What is expected:
What number of lines hold the word "diagram"? State that number and nothing besides.

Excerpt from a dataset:

________________________

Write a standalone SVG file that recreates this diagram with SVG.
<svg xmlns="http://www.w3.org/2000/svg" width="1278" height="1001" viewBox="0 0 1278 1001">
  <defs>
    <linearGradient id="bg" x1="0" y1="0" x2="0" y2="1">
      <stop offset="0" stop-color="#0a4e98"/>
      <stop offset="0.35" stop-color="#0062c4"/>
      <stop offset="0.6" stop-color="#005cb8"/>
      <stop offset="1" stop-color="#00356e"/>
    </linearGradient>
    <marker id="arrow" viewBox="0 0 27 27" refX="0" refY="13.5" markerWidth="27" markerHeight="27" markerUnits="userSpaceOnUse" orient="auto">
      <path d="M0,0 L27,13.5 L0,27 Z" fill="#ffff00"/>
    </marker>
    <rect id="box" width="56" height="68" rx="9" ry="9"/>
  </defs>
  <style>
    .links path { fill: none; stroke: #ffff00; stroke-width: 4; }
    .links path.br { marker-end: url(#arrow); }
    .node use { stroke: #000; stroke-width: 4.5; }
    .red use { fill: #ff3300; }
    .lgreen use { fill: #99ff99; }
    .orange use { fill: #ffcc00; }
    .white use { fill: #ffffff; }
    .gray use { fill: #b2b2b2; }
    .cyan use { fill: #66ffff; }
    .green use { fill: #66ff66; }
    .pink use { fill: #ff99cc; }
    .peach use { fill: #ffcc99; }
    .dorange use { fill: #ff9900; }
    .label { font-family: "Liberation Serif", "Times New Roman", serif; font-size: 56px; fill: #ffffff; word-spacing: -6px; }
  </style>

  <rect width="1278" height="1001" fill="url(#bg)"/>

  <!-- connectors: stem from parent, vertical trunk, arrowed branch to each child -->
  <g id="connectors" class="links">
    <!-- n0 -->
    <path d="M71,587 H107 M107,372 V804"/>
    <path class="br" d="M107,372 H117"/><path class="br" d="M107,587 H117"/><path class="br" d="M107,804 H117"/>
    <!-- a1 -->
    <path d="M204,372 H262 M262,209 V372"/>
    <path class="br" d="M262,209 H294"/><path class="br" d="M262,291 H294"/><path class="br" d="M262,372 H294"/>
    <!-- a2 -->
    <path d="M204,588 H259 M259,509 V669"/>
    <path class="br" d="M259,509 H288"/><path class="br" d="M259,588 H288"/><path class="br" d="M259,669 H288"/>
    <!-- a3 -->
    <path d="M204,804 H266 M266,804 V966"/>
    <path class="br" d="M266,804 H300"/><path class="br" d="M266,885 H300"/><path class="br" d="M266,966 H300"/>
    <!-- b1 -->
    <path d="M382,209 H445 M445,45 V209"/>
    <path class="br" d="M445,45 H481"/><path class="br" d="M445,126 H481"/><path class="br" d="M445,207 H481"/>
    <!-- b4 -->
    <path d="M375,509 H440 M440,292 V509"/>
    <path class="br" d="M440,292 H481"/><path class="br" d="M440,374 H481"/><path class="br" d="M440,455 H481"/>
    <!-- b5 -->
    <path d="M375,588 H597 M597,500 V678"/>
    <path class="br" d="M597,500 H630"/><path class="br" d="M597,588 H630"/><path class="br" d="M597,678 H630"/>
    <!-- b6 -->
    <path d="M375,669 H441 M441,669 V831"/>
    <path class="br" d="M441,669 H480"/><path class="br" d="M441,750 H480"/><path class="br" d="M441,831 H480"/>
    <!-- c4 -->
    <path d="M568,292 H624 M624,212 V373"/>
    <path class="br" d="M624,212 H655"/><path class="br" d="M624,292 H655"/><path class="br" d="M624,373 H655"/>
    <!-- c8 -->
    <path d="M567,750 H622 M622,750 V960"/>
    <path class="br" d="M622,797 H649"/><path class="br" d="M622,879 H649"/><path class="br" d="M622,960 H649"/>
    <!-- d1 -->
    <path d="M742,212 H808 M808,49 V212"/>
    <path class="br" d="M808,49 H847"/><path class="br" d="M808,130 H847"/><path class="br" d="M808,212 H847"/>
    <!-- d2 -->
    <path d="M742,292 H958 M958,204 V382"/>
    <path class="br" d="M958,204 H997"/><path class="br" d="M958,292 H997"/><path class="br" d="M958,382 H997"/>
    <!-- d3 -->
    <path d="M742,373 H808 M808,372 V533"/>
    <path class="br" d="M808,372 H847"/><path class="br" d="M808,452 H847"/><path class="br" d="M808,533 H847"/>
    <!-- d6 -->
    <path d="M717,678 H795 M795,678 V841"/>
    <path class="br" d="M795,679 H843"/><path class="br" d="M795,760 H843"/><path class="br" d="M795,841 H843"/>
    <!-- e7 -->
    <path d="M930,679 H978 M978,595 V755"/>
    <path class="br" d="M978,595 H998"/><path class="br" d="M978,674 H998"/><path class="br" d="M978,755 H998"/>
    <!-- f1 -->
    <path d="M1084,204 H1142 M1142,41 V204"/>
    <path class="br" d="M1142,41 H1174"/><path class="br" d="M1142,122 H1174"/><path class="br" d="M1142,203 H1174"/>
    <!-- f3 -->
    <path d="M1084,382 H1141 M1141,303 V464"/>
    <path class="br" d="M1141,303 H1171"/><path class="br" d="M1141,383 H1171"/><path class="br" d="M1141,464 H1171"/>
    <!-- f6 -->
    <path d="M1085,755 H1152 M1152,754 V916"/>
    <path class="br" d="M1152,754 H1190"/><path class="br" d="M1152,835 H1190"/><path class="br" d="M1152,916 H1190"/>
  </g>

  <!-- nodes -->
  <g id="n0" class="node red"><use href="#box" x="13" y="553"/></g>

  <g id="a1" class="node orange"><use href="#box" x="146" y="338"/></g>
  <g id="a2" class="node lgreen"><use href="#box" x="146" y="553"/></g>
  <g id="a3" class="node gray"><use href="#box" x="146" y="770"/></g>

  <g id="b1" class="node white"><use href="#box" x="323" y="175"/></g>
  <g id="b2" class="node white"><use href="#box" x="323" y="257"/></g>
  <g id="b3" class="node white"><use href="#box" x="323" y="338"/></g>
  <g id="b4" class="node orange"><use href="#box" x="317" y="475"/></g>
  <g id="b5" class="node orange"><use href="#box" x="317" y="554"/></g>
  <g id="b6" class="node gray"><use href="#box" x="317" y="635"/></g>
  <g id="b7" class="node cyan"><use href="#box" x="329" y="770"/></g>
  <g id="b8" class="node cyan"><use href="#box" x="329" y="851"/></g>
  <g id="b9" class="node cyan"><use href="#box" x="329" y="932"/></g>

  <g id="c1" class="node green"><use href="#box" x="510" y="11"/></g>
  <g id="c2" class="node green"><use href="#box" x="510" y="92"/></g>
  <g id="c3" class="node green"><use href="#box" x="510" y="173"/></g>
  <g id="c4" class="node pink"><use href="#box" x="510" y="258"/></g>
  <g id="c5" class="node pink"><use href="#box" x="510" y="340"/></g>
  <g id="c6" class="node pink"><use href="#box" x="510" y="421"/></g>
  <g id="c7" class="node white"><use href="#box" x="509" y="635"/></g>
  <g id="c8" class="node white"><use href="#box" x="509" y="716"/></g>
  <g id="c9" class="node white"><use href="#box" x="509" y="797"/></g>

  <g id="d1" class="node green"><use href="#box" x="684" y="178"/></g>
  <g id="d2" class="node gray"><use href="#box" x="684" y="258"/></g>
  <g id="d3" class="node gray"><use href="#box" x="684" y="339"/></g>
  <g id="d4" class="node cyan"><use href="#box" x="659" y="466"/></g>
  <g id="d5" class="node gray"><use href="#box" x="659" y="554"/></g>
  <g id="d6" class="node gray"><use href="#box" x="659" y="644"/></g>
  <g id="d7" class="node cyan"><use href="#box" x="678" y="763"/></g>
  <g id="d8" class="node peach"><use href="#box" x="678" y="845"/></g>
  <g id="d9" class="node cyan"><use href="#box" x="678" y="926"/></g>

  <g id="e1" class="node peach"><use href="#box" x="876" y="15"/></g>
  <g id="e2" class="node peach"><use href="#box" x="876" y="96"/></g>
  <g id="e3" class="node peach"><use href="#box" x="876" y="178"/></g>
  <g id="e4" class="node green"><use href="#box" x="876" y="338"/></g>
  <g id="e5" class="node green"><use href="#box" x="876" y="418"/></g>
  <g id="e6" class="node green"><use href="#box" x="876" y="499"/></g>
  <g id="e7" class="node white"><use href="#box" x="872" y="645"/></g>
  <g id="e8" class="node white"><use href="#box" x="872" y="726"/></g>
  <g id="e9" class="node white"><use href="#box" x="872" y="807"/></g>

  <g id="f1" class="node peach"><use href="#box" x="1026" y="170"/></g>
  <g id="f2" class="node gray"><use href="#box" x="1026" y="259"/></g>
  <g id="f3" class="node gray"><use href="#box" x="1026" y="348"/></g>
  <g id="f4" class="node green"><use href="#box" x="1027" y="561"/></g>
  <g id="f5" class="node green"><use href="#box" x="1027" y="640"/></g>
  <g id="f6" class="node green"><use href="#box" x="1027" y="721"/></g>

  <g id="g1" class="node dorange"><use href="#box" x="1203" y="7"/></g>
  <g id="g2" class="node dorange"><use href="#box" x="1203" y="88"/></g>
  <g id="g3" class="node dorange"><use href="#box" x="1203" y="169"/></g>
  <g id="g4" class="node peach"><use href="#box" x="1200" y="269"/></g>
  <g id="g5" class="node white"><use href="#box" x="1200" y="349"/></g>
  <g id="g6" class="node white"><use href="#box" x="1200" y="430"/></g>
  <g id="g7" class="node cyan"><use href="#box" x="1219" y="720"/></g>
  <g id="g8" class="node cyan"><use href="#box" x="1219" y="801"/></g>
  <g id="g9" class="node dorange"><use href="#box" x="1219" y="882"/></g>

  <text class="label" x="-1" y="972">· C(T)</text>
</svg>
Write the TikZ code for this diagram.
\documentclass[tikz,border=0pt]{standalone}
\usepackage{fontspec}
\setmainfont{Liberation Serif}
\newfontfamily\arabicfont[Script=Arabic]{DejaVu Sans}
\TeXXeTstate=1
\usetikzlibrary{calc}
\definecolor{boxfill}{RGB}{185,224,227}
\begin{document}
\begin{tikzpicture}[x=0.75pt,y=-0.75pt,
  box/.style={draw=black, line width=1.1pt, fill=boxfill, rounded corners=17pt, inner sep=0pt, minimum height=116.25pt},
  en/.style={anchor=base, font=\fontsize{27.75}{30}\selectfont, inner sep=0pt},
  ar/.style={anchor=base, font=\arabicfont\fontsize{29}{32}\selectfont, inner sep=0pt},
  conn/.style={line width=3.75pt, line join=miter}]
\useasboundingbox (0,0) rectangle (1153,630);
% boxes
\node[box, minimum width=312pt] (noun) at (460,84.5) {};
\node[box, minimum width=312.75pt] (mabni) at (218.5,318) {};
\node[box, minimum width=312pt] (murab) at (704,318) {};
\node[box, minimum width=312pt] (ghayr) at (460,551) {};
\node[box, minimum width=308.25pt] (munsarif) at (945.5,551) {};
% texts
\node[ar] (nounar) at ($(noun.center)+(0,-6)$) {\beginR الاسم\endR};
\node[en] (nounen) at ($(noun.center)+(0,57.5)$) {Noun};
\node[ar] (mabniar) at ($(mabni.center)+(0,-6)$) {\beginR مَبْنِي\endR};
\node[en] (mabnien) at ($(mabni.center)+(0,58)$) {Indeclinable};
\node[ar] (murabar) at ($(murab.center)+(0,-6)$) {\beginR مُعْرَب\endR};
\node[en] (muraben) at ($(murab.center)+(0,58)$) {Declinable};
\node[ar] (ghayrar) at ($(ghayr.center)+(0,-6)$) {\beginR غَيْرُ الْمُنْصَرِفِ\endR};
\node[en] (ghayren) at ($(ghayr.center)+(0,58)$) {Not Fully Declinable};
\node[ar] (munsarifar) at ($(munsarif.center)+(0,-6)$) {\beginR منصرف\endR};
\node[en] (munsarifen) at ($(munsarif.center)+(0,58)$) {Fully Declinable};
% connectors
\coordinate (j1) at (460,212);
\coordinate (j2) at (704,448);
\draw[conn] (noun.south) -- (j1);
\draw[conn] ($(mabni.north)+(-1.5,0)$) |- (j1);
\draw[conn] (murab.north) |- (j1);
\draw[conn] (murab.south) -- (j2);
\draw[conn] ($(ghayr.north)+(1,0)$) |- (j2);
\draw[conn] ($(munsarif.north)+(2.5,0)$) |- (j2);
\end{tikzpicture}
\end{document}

________________________

Exercise output:
2